Vous pouvez multiplier les exemples en observant autour de vous. Vous constaterez que l'autorité, telle une pierre précieuse, ne livre son secret par aucune de ses multiples et mystérieuses facettes. Bien au contraire, plus elle se manifeste sous des abords différents, moins elle se laisse analyser, et c'est tant mieux. Comprendre l'autorité serait refuser de la comprendre. Un regard en dit plus long sur l'autorité que tous les discours.

Restent quelques fruits de la pratique. La bonne nouvelle est que chacun peut trouver, dans son authenticité d'homme ou de femme, dix fois plus d'autorité massive et vraie qu'il n'en aura jamais besoin dans son parcours professionnel. Nul besoin de chercher à l'extérieur ce qui est déjà à l'intérieur.

Cette autorité personnelle doit parfois s'associer à l'autorité systémique, qui agit comme un bras de levier pour soulever l'entreprise. Dans ce cas, les plus intenses leaderships s'épanouissent, pour le plus grand bien de la collectivité et de celui ou celle qui assume ce pouvoir.

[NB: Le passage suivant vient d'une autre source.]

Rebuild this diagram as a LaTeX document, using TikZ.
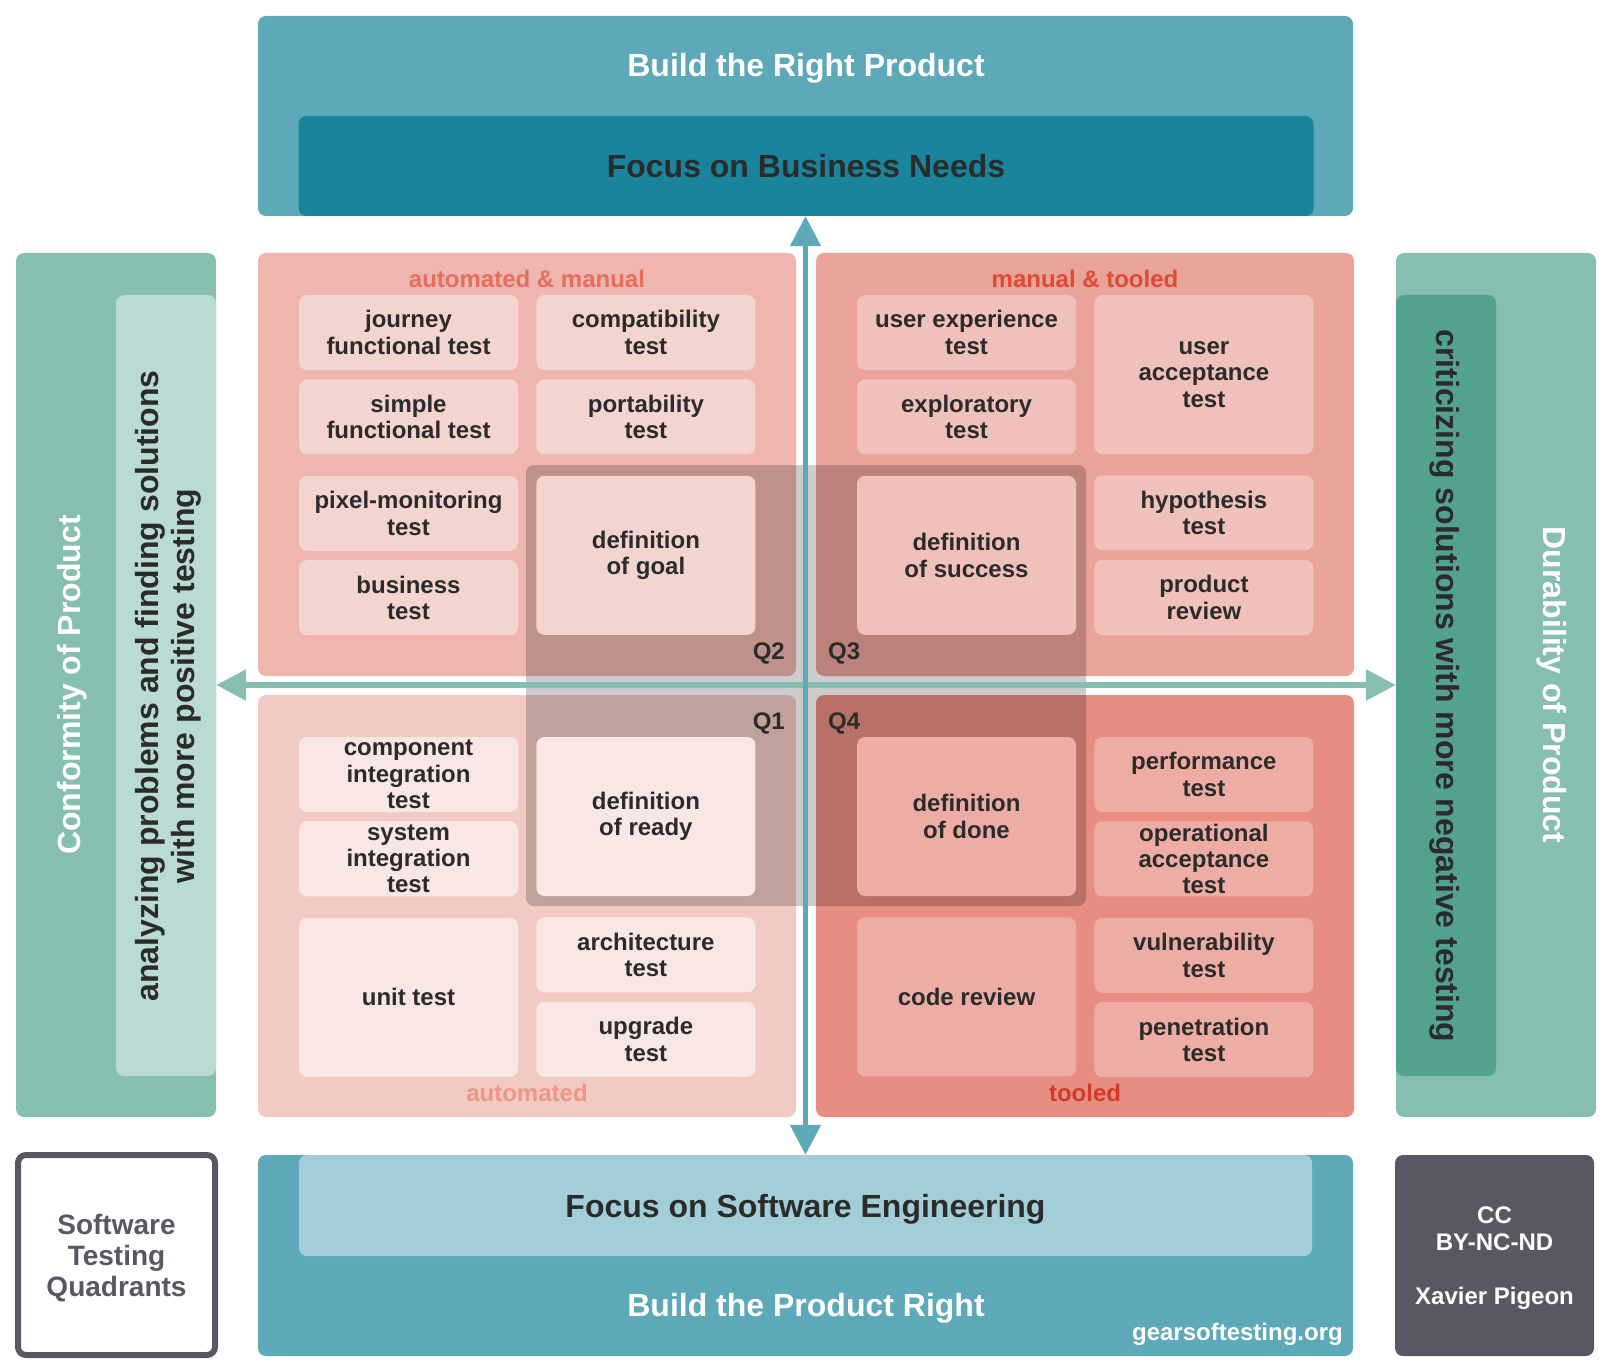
\documentclass[tikz,border=0pt]{standalone}
\usepackage{fontspec}
\setmainfont{Liberation Sans}
\usepackage{tikz}
\usetikzlibrary{arrows.meta,positioning}

\definecolor{sky}{HTML}{5DA9B9}
\definecolor{deepsky}{HTML}{19849B}
\definecolor{palesky}{HTML}{A3CED7}
\definecolor{mint}{HTML}{86BEB0}
\definecolor{palemint}{HTML}{BADAD4}
\definecolor{deepmint}{HTML}{53A28F}
\definecolor{slate}{HTML}{595862}
\definecolor{ink}{HTML}{2B2B2B}
\definecolor{qtwo}{HTML}{EEB6AF}
\definecolor{qtwocell}{HTML}{F4D4CF}
\definecolor{qthree}{HTML}{E9A399}
\definecolor{qthreecell}{HTML}{F0C0BA}
\definecolor{qone}{HTML}{F2CAC4}
\definecolor{qonecell}{HTML}{F8E7E4}
\definecolor{qfour}{HTML}{E88D81}
\definecolor{qfourcell}{HTML}{EDADA4}
\definecolor{labtwo}{HTML}{E56E5E}
\definecolor{labthree}{HTML}{DD4B36}
\definecolor{labone}{HTML}{F09584}
\definecolor{labfour}{HTML}{D13A26}

\begin{document}
\begin{tikzpicture}[x=1pt,y=-1pt,
  >={Triangle[length=30pt,width=30pt]},
  panel/.style={rectangle,rounded corners=8pt,inner sep=0pt},
  cell/.style={panel,minimum width=219pt,minimum height=75pt,align=center,text=ink,
    font=\bfseries\fontsize{24}{26.3}\selectfont},
  tall/.style={minimum height=159pt},
  c2/.style={cell,fill=qtwocell},
  c3/.style={cell,fill=qthreecell},
  c1/.style={cell,fill=qonecell},
  c4/.style={cell,fill=qfourcell},
  big text/.style={inner sep=0pt,align=center,font=\bfseries\fontsize{32}{36}\selectfont},
  small text/.style={inner sep=0pt,align=center,font=\bfseries\fontsize{24}{26.5}\selectfont}]

  \useasboundingbox (0,0) rectangle (1612,1372);

  \node[panel,fill=mint,minimum width=200pt,minimum height=864pt] (leftband) at (116,685) {};
  \node[panel,fill=palemint,minimum width=100pt,minimum height=781pt] (leftinner) at (166,685.5) {};
  \node[big text,text=white,rotate=90] (conform) at (72,685) {Conformity of Product};
  \node[big text,text=ink,rotate=90] (analyze) at (168,686) {analyzing problems and finding solutions\\with more positive testing};

  \node[panel,fill=mint,minimum width=200pt,minimum height=864pt] (rightband) at (1496,685) {};
  \node[panel,fill=deepmint,minimum width=100pt,minimum height=781pt] (rightinner) at (1446,685.5) {};
  \node[big text,text=ink,rotate=-90] (critic) at (1445,686) {criticizing solutions with more negative testing};
  \node[big text,text=white,rotate=-90] (durable) at (1552,685) {Durability of Product};

  \node[panel,fill=sky,minimum width=1095pt,minimum height=200pt] (top) at (805.5,116) {};
  \node[panel,fill=deepsky,minimum width=1015pt,minimum height=100pt,big text,text=ink] (needs) at (806,166) {Focus on Business Needs};
  \node[big text,text=white] (rightproduct) at (806,68) {Build the Right Product};

  \node[panel,fill=sky,minimum width=1095pt,minimum height=201pt] (bottom) at (805.5,1255.5) {};
  \node[panel,fill=palesky,minimum width=1013pt,minimum height=101pt] (engineering) at (805.5,1205.5) {};
  \node[big text,text=ink] (engtext) at (805.5,1209) {Focus on Software Engineering};
  \node[big text,text=white] (productright) at (806,1308) {Build the Product Right};
  \node[small text,text=white,anchor=east] (site) at (1343,1334) {gearsoftesting.org};

  \node[panel,draw=slate,line width=6pt,minimum width=197pt,minimum height=200pt] (title) at (116.5,1255) {};
  \node[text=slate,align=center,inner sep=0pt,font=\bfseries\fontsize{28}{31}\selectfont] (titletext) at (116.5,1258) {Software\\Testing\\Quadrants};
  \node[panel,fill=slate,minimum width=199pt,minimum height=201pt] (licence) at (1494.5,1255.5) {};
  \node[small text,text=white] (author) at (1494.5,1258.5) {CC\\BY-NC-ND\\[28pt]Xavier Pigeon};

  \node[panel,fill=qtwo,minimum width=538pt,minimum height=423pt] (q2) at (527,464.5) {};
  \node[panel,fill=qthree,minimum width=538pt,minimum height=423pt] (q3) at (1085,464.5) {};
  \node[panel,fill=qone,minimum width=538pt,minimum height=422pt] (q1) at (527,906) {};
  \node[panel,fill=qfour,minimum width=538pt,minimum height=422pt] (q4) at (1085,906) {};

  \node[panel,fill=black,fill opacity=0.2,minimum width=560pt,minimum height=441pt] (core) at (806,685.5) {};

  \node[c2] (journey) at (408.5,332.5) {journey\\functional test};
  \node[c2,below=9pt of journey] (simple) {simple\\functional test};
  \node[c2,below=21pt of simple] (pixel) {pixel-monitoring\\test};
  \node[c2,below=9pt of pixel] (business) {business\\test};
  \node[c2,right=18pt of journey] (compat) {compatibility\\test};
  \node[c2,below=9pt of compat] (porta) {portability\\test};
  \node[c2,tall,below=21pt of porta] (goal) {definition\\of goal};

  \node[c3] (ux) at (966.5,332.5) {user experience\\test};
  \node[c3,below=9pt of ux] (explore) {exploratory\\test};
  \node[c3,tall,below=21pt of explore] (success) {definition\\of success};
  \node[c3,tall,anchor=north west] (uat) at ([xshift=18pt]ux.north east) {user\\acceptance\\test};
  \node[c3,below=21pt of uat] (hypo) {hypothesis\\test};
  \node[c3,below=9pt of hypo] (review) {product\\review};

  \node[c1] (component) at (408.5,774.5) {component\\integration\\test};
  \node[c1,below=9pt of component] (system) {system\\integration\\test};
  \node[c1,tall,below=21pt of system] (unit) {unit test};
  \node[c1,tall,anchor=north west] (ready) at ([xshift=18pt]component.north east) {definition\\of ready};
  \node[c1,below=21pt of ready] (archi) {architecture\\test};
  \node[c1,below=9pt of archi] (upgrade) {upgrade\\test};

  \node[c4,tall] (done) at (966.5,816.5) {definition\\of done};
  \node[c4,tall,below=21pt of done] (codereview) {code review};
  \node[c4,anchor=north west] (perf) at ([xshift=18pt]done.north east) {performance\\test};
  \node[c4,below=9pt of perf] (ops) {operational\\acceptance\\test};
  \node[c4,below=21pt of ops] (vuln) {vulnerability\\test};
  \node[c4,below=9pt of vuln] (pentest) {penetration\\test};

  \node[small text,text=labtwo] (mixed) at (527,279) {automated \& manual};
  \node[small text,text=labthree] (handtool) at (1085,279) {manual \& tooled};
  \node[small text,text=labone] (auto) at (527,1093) {automated};
  \node[small text,text=labfour] (tooled) at (1085,1093) {tooled};

  \node[small text,text=ink,anchor=east] (n2) at (785,653) {Q2};
  \node[small text,text=ink,anchor=west] (n3) at (828,653) {Q3};
  \node[small text,text=ink,anchor=east] (n1) at (785,723) {Q1};
  \node[small text,text=ink,anchor=west] (n4) at (828,723) {Q4};

  \path[<->]
    (leftband) edge[mint,line width=6pt] (rightband)
    (top) edge[sky,line width=5pt] (bottom);

\end{tikzpicture}
\end{document}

Vous ne saurez jamais assez sur quoi se fonde votre autorité, mais plus vous travaillerez à dénouer les fils de votre vie et de votre image professionnelle, mieux vous userez de ce que vous possédez déjà, en vous ou au travers du système, sans le savoir, ou sans en avoir encore besoin. Et lorsque vous aurez suffisamment labouré cette terre, la question du fondement de votre autorité ne se posera plus!